Sie rechneten beide nicht mit Zero. Sie wollten sich den Weg zu ihm sparen und gleich zum Keller hinuntereilen. Aber Zero war ein verdammt zäher Bursche. Er hatte viel Blut verloren, aber man musste immer noch mit ihm rechnen. Als die Vase zerschellte, holte er seinen Revolver unter dem Kopfkissen hervor. Mit schmerzverzerrtem Gesicht kämpfte er sich hoch. Er wollte nach dem Rechten sehen. Der starke Blutverlust hatte ihn entkräftet. Er schwankte bei jedem Schritt. Vor seinen Augen tanzten bunte Kreise. Sein Brustkorb war dick bandagiert. Trotzdem schleppte er sich zur Tür. Er öffnete sie und erblickte Reiniger und Lenning.
Sofort legte er auf Wilkie an.
Bount sah die Bewegung der hochfahrenden Waffe aus den Augenwinkeln. Er gab Lenning einen Stoß und feuerte dann gleichzeitig mit Zero. Die beiden Schüsse klangen wie einer. Zeros Kugel klatschte dicht neben Wilkie in die Wand.
Reinigers Kugel traf. Sie stieß Zero in das Gästezimmer zurück. Er versuchte sich an einem der Stühle festzukrallen - aber dann brach er zusammen und rührte sich nicht mehr. Zero war tot, mitten ins Herz getroffen.
Unten schwang die Kellertür auf.
Kevin La Casas verstörtes Gesicht war für einen kurzen Moment zu sehen. Der Gangboss schleuderte die Tür gleich wieder zu. Bount und Wilkie hetzten die Stufen hinunter. Mit schussbereiten Waffen wirbelten sie in den Keller. Die beiden Drucker starrten sie entgeistert an.
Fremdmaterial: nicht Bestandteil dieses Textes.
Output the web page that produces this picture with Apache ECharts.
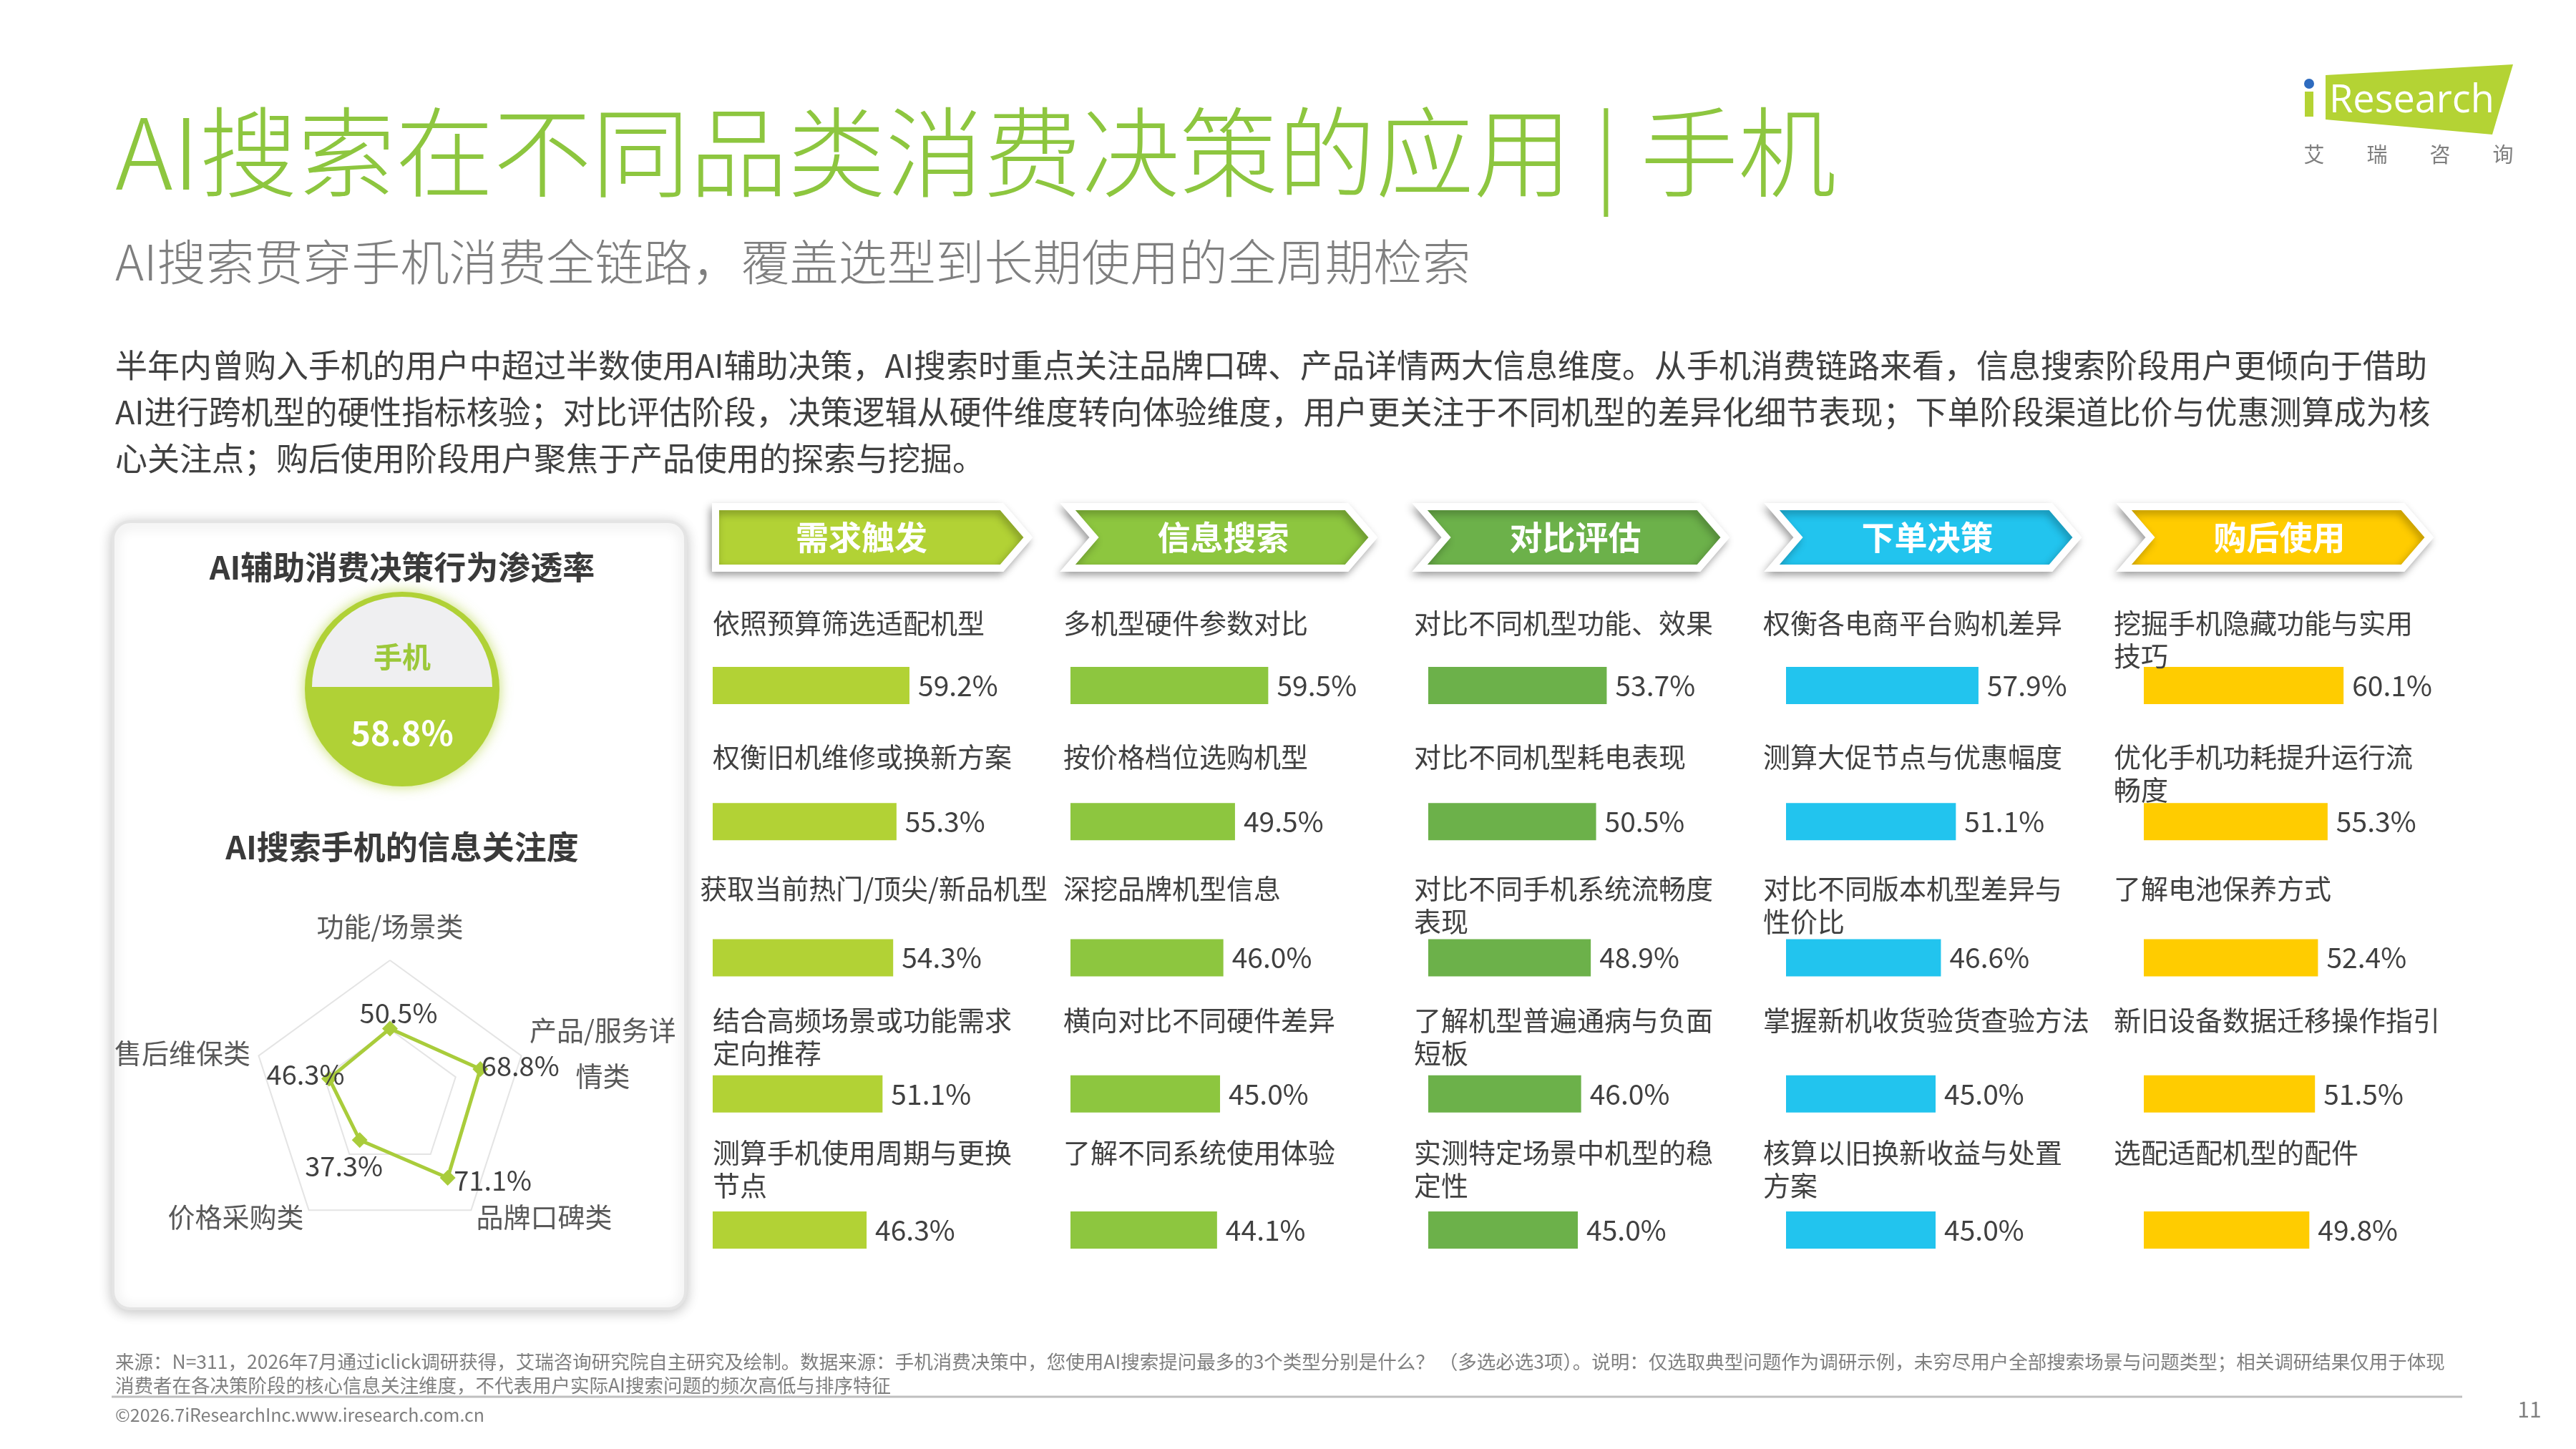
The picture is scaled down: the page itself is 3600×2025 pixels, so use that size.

„Hände hoch!“, schrie Bount. „Umdrehen ! An die Wand!“
Die Männer gehorchten unverzüglich. Die Druckmaschine ratterte ohne sie weiter. Bogen um Bogen warf sie aus. Kanadische Zwanzig-Dollar-Noten. Blüten. Das war es, was Kevin La Casa hier unten also produzierte.
La Casa!
Bounts Blick suchte den Gangboss. Er entdeckte eine offenstehende Tür. Während sich Wilkie Lenning um die Drucker kümmerte, hetzte Bount Reiniger auf jene Tür zu, die aus dem Keller direkt ins Freie führte. Atemlos kam Reiniger beim oberen Treppenende an. Er hörte stampfende Schritte. Als er um die Ecke des Hauses bog, riss Kevin La Casa gerade die Tür des Oldsmobile auf.
„Halt!“, schrie Reiniger. „Keine Bewegung, La Casa!“
Der Gangsterboss fuhr wie von der Tarantel gestochen herum. Mit wutverzerrtem Gesicht eröffnete er das Feuer auf Bount Reiniger.
Bount warf sich zu Boden und schoss zurück. Seine Kugeln hoben den Gangsterboss regelrecht aus. Sie schleuderten ihn in den Wagen hinein. Auf das Lenkrad. Die Hupe brüllte los und hörte nicht mehr auf. Aber La Casa merkte von alledem nichts mehr. Denn Kevin La Casa war tot.